Written task: Omit the images, then output each of the records below exactly.

** BEGIN Input for this task **

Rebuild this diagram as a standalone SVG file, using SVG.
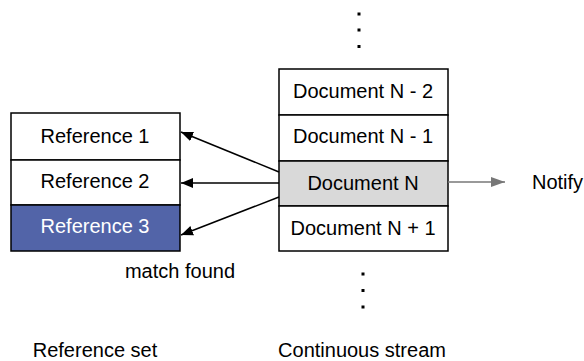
<svg xmlns="http://www.w3.org/2000/svg" width="584" height="361" viewBox="0 0 584 361">
<style>
.box{fill:#fff;stroke:#000;stroke-width:1.5}
.t{font-family:"Liberation Sans",Arial,sans-serif;font-size:20px;text-anchor:middle;fill:#000}
.c{stroke:#000;stroke-width:1.5;fill:none}
</style>
<defs>
<marker id="ah" markerWidth="12" markerHeight="10" refX="12" refY="5" orient="auto" markerUnits="userSpaceOnUse"><path d="M0,0 L12,5 L0,10 Z" fill="#000"/></marker>
<marker id="ahg" markerWidth="14" markerHeight="10" refX="14" refY="5" orient="auto" markerUnits="userSpaceOnUse"><path d="M0,0 L14,5 L0,10 Z" fill="#777"/></marker>
</defs>
<rect width="584" height="361" fill="#fff"/>
<g id="ref1"><rect class="box" x="11" y="113" width="169" height="47"/><text class="t" x="95" y="143">Reference 1</text></g>
<g id="ref2"><rect class="box" x="11" y="160" width="169" height="45"/><text class="t" x="95" y="188">Reference 2</text></g>
<g id="ref3"><rect class="box" x="11" y="205" width="169" height="46" style="fill:#5264a8"/><text class="t" x="95" y="233" style="fill:#fff">Reference 3</text></g>
<g id="docN-2"><rect class="box" x="279" y="69" width="169" height="46"/><text class="t" x="363" y="98">Document N - 2</text></g>
<g id="docN-1"><rect class="box" x="279" y="115" width="169" height="46"/><text class="t" x="363" y="143">Document N - 1</text></g>
<g id="docN"><rect class="box" x="279" y="161" width="169" height="45" style="fill:#d9d9d9"/><text class="t" x="363" y="190">Document N</text></g>
<g id="docN+1"><rect class="box" x="279" y="206" width="169" height="45"/><text class="t" x="363" y="235">Document N + 1</text></g>
<g id="dots-top" fill="#000"><rect x="357.5" y="12.5" width="3" height="3"/><rect x="357.5" y="28.5" width="3" height="3"/><rect x="357.5" y="45" width="3" height="3"/></g>
<g id="dots-bottom" fill="#000"><rect x="361.5" y="272.5" width="3" height="3"/><rect x="361.5" y="289" width="3" height="3"/><rect x="361.5" y="305.5" width="3" height="3"/></g>
<g id="labels">
<text class="t" x="180" y="278">match found</text>
<text class="t" x="95" y="357">Reference set</text>
<text class="t" x="362" y="357">Continuous stream</text>
<text class="t" x="532" y="189" style="text-anchor:start">Notify</text>
</g>
<g id="connectors">
<line class="c" x1="279" y1="172" x2="181" y2="132" marker-end="url(#ah)"/>
<line class="c" x1="279" y1="183" x2="181" y2="183" marker-end="url(#ah)"/>
<line class="c" x1="279" y1="197" x2="181" y2="235" marker-end="url(#ah)"/>
<line x1="448" y1="182" x2="505" y2="182" stroke="#777" stroke-width="1.5" marker-end="url(#ahg)"/>
</g>
</svg>
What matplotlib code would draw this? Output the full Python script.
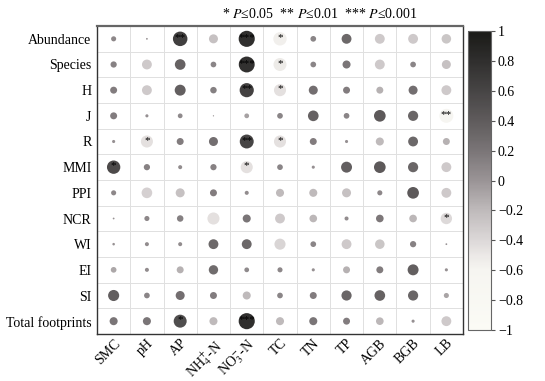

** END Input for this task **

Correct answer:
Rebuild this diagram as a standalone SVG file, using SVG.
<svg xmlns="http://www.w3.org/2000/svg" width="584" height="361" viewBox="0 0 584 361">
<style>
.box{fill:#fff;stroke:#000;stroke-width:1.5}
.t{font-family:"Liberation Sans",Arial,sans-serif;font-size:20px;text-anchor:middle;fill:#000}
.c{stroke:#000;stroke-width:1.5;fill:none}
</style>
<defs>
<marker id="ah" markerWidth="12" markerHeight="10" refX="12" refY="5" orient="auto" markerUnits="userSpaceOnUse"><path d="M0,0 L12,5 L0,10 Z" fill="#000"/></marker>
<marker id="ahg" markerWidth="14" markerHeight="10" refX="14" refY="5" orient="auto" markerUnits="userSpaceOnUse"><path d="M0,0 L14,5 L0,10 Z" fill="#777"/></marker>
</defs>
<rect width="584" height="361" fill="#fff"/>
<g id="ref1"><rect class="box" x="11" y="113" width="169" height="47"/><text class="t" x="95" y="143">Reference 1</text></g>
<g id="ref2"><rect class="box" x="11" y="160" width="169" height="45"/><text class="t" x="95" y="188">Reference 2</text></g>
<g id="ref3"><rect class="box" x="11" y="205" width="169" height="46" style="fill:#5264a8"/><text class="t" x="95" y="233" style="fill:#fff">Reference 3</text></g>
<g id="docN-2"><rect class="box" x="279" y="69" width="169" height="46"/><text class="t" x="363" y="98">Document N - 2</text></g>
<g id="docN-1"><rect class="box" x="279" y="115" width="169" height="46"/><text class="t" x="363" y="143">Document N - 1</text></g>
<g id="docN"><rect class="box" x="279" y="161" width="169" height="45" style="fill:#d9d9d9"/><text class="t" x="363" y="190">Document N</text></g>
<g id="docN+1"><rect class="box" x="279" y="206" width="169" height="45"/><text class="t" x="363" y="235">Document N + 1</text></g>
<g id="dots-top" fill="#000"><rect x="357.5" y="12.5" width="3" height="3"/><rect x="357.5" y="28.5" width="3" height="3"/><rect x="357.5" y="45" width="3" height="3"/></g>
<g id="dots-bottom" fill="#000"><rect x="361.5" y="272.5" width="3" height="3"/><rect x="361.5" y="289" width="3" height="3"/><rect x="361.5" y="305.5" width="3" height="3"/></g>
<g id="labels">
<text class="t" x="180" y="278">match found</text>
<text class="t" x="95" y="357">Reference set</text>
<text class="t" x="362" y="357">Continuous stream</text>
<text class="t" x="532" y="189" style="text-anchor:start">Notify</text>
</g>
<g id="connectors">
<line class="c" x1="279" y1="172" x2="181" y2="132" marker-end="url(#ah)"/>
<line class="c" x1="279" y1="183" x2="181" y2="183" marker-end="url(#ah)"/>
<line class="c" x1="279" y1="197" x2="181" y2="235" marker-end="url(#ah)"/>
<line x1="448" y1="182" x2="505" y2="182" stroke="#777" stroke-width="1.5" marker-end="url(#ahg)"/>
</g>
</svg>
What matplotlib code would draw this? Output the full Python script.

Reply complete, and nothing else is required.